Our formatting of dates doesn't make use of the widely-used ISO standard text format. To be more compatible with other languages, we should properly encode the datetime object in a standard string and parse a standard string.
As we're already treating dates as a special case, this seems to be a sensible implementation. It can be done without too much change to our encoding and decoding. Consider this small change to the encoding:
if isinstance(object, datetime.datetime): fmt= "%Y-%m-%dT%H:%M:%S" return dict( __class__="datetime.datetime.strptime", __args__=[object.strftime(fmt), fmt], __kw__={} )
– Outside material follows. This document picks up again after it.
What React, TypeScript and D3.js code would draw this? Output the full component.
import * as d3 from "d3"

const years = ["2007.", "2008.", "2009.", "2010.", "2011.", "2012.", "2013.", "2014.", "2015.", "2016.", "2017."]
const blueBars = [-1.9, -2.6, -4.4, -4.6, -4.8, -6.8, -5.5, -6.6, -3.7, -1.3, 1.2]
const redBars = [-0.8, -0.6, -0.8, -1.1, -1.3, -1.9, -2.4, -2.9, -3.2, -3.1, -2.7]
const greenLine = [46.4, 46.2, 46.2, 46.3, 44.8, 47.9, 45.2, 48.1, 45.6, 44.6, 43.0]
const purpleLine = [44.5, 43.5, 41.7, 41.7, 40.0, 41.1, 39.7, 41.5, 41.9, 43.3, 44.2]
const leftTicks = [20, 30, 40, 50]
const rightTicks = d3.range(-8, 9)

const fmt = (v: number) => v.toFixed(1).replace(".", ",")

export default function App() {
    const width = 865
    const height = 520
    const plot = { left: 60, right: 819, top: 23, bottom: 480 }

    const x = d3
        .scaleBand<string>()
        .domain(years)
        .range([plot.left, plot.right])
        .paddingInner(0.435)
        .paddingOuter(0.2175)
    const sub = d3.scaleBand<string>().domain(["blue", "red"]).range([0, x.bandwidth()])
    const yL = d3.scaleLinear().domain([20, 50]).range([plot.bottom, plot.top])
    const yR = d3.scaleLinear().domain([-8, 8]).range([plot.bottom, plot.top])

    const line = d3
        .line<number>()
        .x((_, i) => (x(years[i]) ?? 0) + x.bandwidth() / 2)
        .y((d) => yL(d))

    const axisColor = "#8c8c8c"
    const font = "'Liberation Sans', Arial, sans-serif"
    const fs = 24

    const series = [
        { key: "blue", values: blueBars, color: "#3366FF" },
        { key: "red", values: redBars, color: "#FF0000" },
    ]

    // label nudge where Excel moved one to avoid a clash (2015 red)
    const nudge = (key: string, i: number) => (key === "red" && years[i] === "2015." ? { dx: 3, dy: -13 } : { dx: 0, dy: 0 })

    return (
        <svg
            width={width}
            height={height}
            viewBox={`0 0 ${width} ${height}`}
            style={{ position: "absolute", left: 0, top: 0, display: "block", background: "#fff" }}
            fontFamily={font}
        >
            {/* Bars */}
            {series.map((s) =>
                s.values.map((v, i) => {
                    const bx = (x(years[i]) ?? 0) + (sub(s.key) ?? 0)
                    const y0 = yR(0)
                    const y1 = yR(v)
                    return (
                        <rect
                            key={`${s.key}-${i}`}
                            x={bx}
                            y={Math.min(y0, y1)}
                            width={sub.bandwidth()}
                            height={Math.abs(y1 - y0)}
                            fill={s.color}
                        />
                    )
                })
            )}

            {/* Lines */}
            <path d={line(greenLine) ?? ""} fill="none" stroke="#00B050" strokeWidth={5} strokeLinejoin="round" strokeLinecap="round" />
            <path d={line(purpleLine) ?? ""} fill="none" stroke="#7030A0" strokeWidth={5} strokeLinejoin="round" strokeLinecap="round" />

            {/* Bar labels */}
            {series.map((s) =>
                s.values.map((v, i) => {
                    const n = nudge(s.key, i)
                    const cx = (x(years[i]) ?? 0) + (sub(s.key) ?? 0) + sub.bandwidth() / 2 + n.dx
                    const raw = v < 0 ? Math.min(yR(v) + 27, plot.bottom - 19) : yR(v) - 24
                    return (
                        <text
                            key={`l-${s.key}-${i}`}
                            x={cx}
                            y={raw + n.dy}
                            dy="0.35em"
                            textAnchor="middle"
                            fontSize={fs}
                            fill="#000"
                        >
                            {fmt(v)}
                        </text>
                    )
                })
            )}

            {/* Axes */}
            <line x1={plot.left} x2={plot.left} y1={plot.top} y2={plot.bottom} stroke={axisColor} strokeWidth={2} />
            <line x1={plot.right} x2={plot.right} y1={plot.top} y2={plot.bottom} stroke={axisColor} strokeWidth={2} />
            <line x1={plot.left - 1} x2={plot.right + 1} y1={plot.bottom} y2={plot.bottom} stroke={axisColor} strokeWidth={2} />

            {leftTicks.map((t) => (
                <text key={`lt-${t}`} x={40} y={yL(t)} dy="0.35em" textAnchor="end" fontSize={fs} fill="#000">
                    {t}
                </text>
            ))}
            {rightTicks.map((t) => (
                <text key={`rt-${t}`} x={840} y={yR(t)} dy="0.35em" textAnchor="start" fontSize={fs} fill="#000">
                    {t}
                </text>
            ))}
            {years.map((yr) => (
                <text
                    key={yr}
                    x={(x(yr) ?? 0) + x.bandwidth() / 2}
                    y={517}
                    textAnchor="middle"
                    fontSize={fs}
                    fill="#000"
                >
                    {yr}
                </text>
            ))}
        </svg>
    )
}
The encoded output names the static method datetime.datetime.strptime() and provides the argument-encoded datetime as well as the format to be used to decode it. The output for a post now looks like the following snippet:
{ "__args__": [], "__class__": "Post_J", "__kw__": { "title": "Anchor Follies", "tags": [ "#RedRanger", "#Whitby42", "#Mistakes" ], "rst_text": "Some witty epigram.", "date": { "__args__": [ "2013-11-18T15:30:00", "%Y-%m-%dT%H:%M:%S" ], "__class__": "datetime.datetime.strptime", "__kw__": {} } } }
This shows us that we now have an ISO-formatted date instead of individual fields. We've also moved away from the object creation using a class name. The __class__ value is expanded to be a class name or a static method name.